Troubled Exchange AAX Seeks Fresh Capital After Denying FTX Link

Atom Asset Exchange (AAX), a Hong Kong-based crypto exchange, announced on Tuesday that it is seeking fresh capital to run its operations. The announcement comes just two days after the exchange halted withdrawals of users’ funds. The exchange has also denied having any exposure to the insolvent FTX.

AAX Seeks Fresh Fund

The exchange mentioned in its statement that the fund is needed to enable it “resume normal operations.” AAX cited some factors that have caused it to need additional capital. These included the recent FTX fiasco that triggered a large market selloff and a severe downtrend in the prices of crypto assets. 

Another factor that contributed to the need for extra funding was the halting of withdrawals of users’ funds. The halt led some of the exchange’s customers to request capital from the platform. The company noted that these funds need to be replaced before they can fully resume activities.

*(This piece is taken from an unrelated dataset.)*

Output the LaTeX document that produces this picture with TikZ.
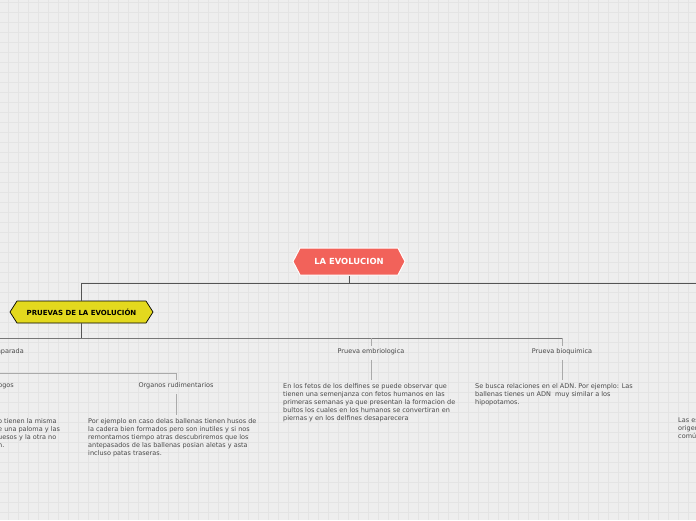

“We are committed to starting to process withdrawals as soon as we have resolved the capital shortfall,” the statement said.

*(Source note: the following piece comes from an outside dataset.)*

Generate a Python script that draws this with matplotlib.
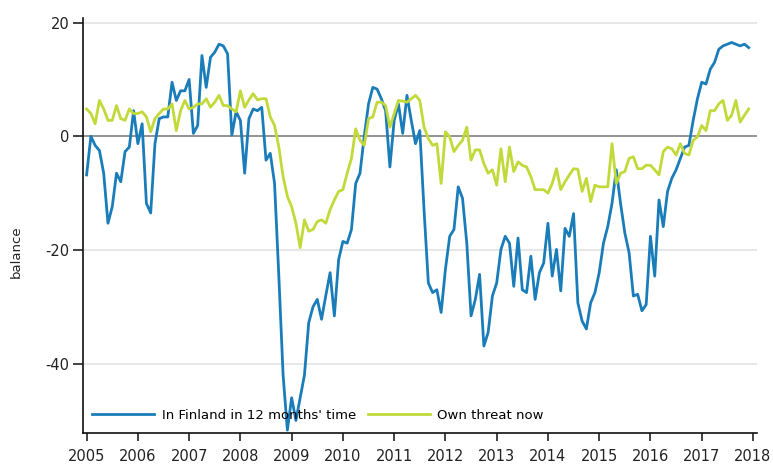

Meanwhile, users’ funds remain safe with the company, the report added.

AAX Halts Withdrawals

On November 13, the Hong Kong-based exchange announced that it had paused withdrawals of users’ funds. In the report, AAX stated that the halt was a result of a scheduled “system upgrade that will help protect our users from the multiple malicious attacks” that it has seen. The company further stated that it would resume operations within 7-10 days.

In the latest report, AAX reiterated the cause of the pause of withdrawal services, where it said:

“After the collapse of FTX, we understand that our technical team had observed abnormalities in our systems with clear malicious intent which presented a threat to sensitive data in our records. For security reasons, the exchange was brought to a halt and we stopped withdrawals.”

Meanwhile, AAX stated clearly that it has no ties with the troubled FTX whose downfall has wiped out roughly $1 billion worth of users’ funds. The fall of FTX has also resulted in a downtrend in the global crypto market. Top assets such as Bitcoin, Ethereum, and Solana saw significant losses in value.